▶ **DATA ROWS**
** start **
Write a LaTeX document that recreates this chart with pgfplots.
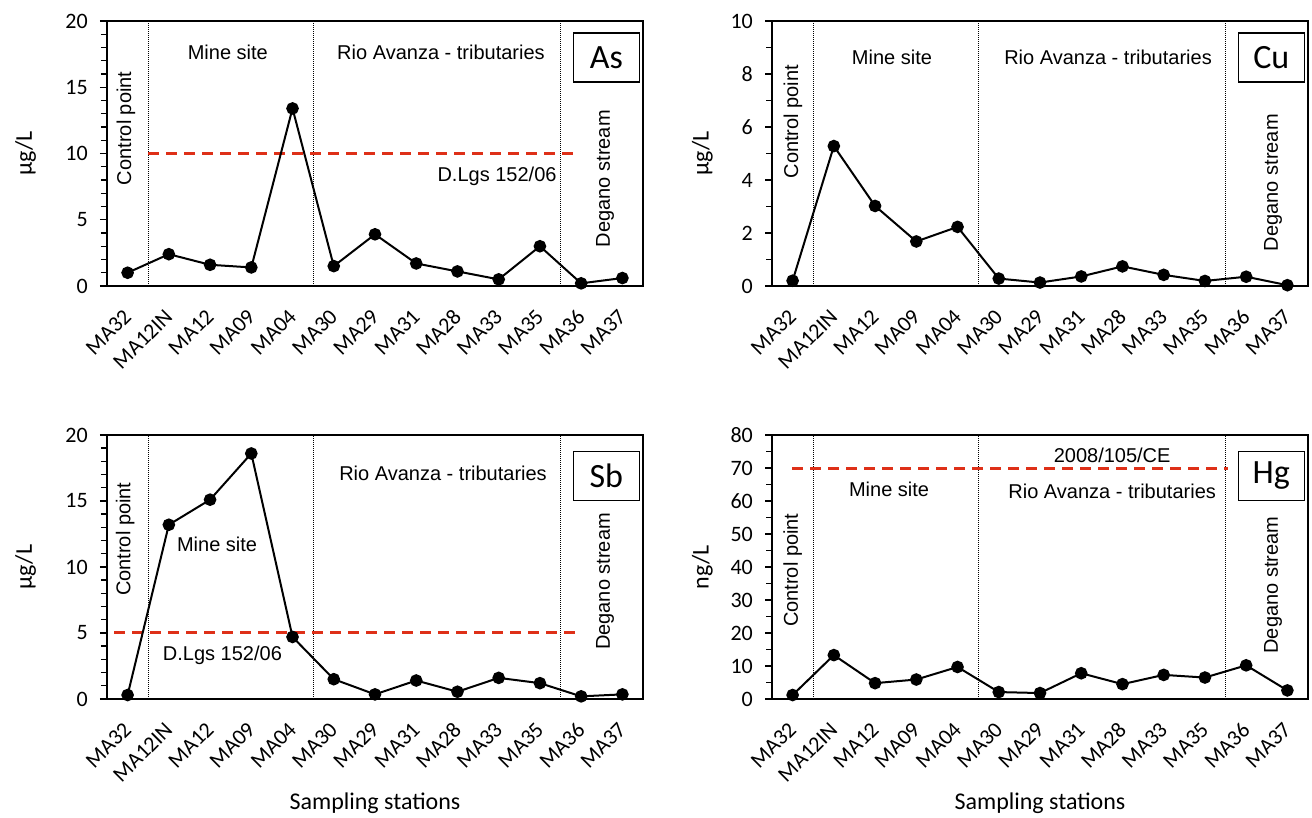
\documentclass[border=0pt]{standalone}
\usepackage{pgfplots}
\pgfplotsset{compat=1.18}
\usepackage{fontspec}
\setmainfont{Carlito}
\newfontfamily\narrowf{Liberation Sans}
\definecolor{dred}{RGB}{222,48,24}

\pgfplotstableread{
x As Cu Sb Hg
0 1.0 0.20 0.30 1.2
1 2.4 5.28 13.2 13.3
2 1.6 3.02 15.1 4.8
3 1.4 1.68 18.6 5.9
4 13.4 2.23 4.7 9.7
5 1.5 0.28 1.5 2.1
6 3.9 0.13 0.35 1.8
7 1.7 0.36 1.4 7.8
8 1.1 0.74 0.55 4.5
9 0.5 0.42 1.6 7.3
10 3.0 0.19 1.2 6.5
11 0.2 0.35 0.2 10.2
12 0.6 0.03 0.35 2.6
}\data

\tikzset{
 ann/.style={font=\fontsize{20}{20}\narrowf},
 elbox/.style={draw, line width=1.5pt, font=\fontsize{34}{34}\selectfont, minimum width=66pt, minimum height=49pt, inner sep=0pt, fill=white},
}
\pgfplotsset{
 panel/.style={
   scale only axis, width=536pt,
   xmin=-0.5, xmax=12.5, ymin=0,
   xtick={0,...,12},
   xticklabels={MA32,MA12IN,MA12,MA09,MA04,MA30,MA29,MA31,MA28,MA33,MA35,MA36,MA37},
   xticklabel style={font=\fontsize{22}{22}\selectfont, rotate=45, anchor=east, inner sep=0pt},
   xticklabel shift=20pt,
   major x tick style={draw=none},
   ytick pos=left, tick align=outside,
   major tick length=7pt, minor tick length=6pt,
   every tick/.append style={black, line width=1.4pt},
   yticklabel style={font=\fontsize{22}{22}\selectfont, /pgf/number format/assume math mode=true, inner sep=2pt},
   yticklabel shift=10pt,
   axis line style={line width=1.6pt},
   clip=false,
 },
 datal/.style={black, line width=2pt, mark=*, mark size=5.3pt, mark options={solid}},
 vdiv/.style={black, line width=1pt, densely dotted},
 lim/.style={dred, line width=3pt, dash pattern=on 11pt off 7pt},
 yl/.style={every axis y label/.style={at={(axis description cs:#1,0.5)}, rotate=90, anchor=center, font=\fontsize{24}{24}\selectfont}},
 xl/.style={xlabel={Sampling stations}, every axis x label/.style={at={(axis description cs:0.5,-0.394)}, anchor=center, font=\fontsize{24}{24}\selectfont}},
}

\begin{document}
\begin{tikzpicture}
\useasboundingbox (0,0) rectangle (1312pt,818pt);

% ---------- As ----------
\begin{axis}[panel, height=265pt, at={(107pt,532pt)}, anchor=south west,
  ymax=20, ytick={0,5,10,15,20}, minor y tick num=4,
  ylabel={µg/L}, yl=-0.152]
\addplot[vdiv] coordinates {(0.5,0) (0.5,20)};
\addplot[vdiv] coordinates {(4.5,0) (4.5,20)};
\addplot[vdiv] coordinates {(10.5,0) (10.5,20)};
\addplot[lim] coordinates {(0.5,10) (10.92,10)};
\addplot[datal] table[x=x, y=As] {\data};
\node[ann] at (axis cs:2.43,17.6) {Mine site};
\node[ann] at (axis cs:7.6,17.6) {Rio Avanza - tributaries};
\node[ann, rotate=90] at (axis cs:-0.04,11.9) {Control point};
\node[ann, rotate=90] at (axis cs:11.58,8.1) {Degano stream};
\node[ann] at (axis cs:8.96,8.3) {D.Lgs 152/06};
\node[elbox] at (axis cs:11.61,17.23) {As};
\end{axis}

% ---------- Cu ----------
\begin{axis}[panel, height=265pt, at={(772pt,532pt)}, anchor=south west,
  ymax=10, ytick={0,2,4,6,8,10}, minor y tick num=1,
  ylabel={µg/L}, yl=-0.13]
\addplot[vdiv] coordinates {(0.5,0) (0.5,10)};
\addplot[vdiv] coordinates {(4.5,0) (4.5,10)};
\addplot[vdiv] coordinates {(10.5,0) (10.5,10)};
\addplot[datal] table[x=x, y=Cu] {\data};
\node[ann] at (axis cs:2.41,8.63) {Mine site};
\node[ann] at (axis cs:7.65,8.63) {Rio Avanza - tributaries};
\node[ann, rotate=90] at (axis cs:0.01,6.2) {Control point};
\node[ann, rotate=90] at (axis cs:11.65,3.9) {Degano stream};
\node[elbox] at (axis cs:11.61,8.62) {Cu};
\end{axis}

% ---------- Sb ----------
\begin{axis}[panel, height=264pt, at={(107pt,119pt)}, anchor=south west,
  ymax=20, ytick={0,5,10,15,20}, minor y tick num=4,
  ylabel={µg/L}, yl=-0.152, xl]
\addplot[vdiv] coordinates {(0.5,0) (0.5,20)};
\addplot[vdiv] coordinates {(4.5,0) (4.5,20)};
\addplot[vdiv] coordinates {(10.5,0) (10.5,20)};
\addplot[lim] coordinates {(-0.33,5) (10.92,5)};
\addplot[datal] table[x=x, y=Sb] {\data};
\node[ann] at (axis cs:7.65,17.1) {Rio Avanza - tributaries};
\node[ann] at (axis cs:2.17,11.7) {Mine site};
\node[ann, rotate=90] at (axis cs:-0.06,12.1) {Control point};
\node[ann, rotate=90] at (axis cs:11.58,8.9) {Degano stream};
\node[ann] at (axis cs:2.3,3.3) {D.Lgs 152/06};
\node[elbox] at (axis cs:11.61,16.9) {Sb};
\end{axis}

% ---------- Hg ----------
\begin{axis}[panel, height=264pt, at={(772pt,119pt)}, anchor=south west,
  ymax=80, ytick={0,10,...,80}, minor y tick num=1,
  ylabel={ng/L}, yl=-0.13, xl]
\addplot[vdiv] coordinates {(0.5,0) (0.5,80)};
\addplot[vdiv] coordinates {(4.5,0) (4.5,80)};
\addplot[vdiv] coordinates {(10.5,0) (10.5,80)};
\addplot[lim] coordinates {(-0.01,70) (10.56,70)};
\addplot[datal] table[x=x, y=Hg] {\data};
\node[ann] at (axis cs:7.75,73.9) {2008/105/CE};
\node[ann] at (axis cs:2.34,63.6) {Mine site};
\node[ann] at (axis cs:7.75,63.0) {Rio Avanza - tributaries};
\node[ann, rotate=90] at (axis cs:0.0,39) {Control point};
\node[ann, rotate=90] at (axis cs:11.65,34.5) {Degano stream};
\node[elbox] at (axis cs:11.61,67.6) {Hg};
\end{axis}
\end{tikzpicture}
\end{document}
** end **
** start **
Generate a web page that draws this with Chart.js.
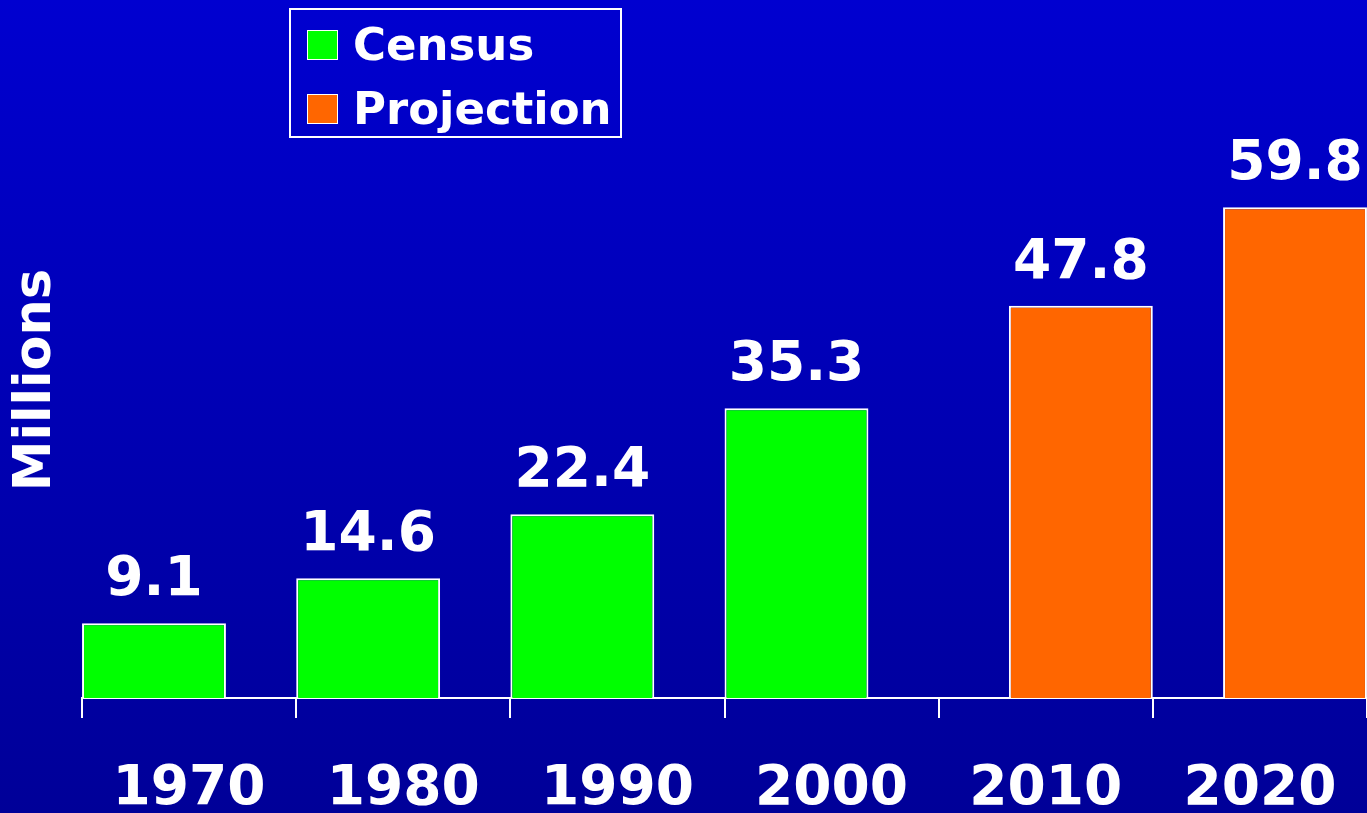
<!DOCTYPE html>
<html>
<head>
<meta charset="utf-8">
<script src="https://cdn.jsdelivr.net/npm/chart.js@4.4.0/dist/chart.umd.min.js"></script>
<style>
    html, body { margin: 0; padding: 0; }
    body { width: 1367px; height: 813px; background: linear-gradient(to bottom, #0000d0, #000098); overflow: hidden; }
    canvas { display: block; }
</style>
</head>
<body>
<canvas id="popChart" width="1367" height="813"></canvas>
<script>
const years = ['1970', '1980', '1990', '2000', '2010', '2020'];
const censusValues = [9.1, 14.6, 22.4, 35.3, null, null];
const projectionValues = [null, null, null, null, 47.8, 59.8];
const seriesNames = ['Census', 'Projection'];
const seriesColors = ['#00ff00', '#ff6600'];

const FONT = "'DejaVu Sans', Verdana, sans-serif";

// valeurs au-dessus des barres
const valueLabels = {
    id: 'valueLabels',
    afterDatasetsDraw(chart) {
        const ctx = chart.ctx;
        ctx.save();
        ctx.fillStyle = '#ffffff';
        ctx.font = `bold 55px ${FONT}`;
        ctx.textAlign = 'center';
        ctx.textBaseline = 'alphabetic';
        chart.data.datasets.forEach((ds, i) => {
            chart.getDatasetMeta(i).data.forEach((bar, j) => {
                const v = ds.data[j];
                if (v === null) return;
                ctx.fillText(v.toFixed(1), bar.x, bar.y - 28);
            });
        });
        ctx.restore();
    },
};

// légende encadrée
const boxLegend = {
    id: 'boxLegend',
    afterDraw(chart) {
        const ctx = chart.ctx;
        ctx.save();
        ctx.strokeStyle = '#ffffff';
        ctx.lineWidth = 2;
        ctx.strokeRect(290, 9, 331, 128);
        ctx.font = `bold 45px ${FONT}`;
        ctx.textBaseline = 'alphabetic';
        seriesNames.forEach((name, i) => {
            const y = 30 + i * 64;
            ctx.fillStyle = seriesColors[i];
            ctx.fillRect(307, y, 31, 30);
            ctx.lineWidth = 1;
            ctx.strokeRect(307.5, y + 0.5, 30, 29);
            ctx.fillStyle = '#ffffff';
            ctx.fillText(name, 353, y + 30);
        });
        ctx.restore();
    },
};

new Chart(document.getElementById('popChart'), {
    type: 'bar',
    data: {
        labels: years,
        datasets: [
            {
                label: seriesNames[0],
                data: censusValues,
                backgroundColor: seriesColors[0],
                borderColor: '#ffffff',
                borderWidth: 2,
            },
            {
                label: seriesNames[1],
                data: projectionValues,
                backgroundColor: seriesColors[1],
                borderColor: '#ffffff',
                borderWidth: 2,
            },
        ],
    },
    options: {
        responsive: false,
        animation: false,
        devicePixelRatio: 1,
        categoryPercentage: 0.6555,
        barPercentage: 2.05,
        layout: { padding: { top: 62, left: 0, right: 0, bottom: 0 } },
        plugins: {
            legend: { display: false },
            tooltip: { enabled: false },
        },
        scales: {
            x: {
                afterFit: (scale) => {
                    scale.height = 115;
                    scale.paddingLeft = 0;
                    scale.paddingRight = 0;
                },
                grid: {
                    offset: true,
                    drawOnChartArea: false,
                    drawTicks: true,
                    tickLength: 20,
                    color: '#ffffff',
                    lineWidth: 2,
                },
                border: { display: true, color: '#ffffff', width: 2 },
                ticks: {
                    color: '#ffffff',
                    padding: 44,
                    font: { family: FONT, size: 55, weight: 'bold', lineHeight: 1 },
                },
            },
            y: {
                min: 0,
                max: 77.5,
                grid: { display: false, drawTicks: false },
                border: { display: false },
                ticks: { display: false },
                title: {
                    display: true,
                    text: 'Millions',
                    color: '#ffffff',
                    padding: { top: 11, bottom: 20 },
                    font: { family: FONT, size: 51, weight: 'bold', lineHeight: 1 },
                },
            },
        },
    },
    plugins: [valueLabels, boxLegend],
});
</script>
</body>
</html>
** end **
** start **
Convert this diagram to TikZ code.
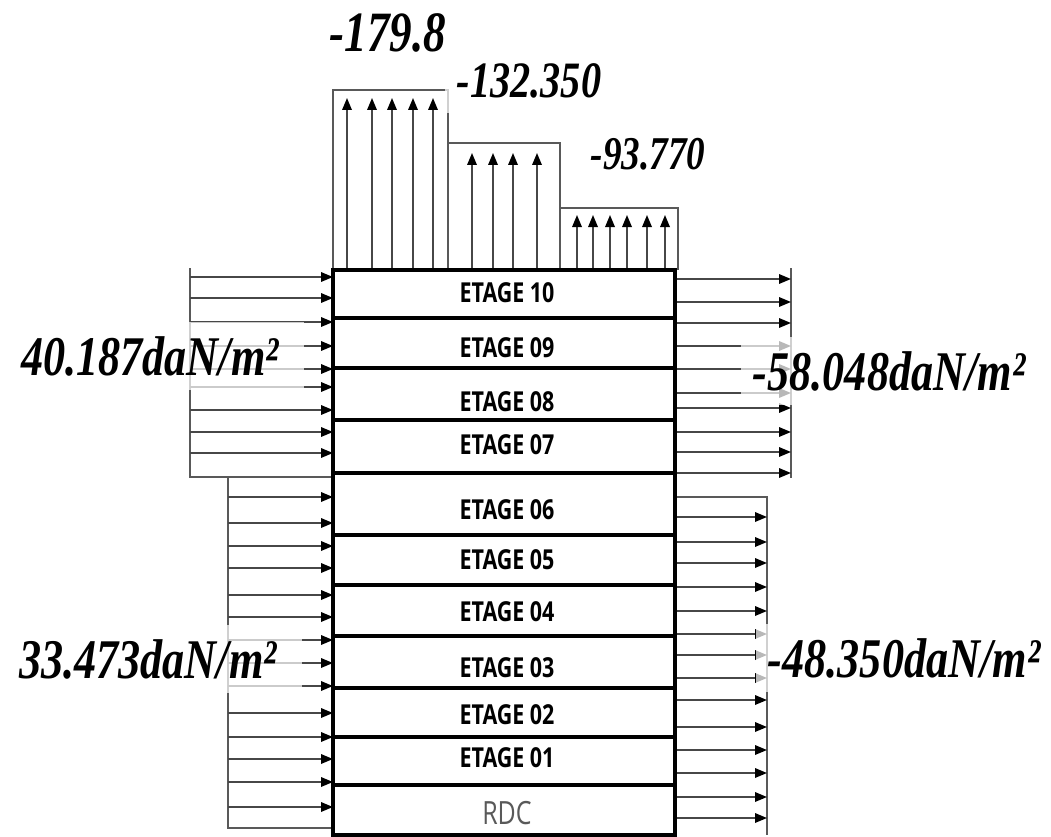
** end **
▶ **WHAT YOU NEED TO DO**
Which lines in the data above contain "that"? Show each one.

▶ **EXERCISE RESULT**
Write a LaTeX document that recreates this chart with pgfplots.
Generate a web page that draws this with Chart.js.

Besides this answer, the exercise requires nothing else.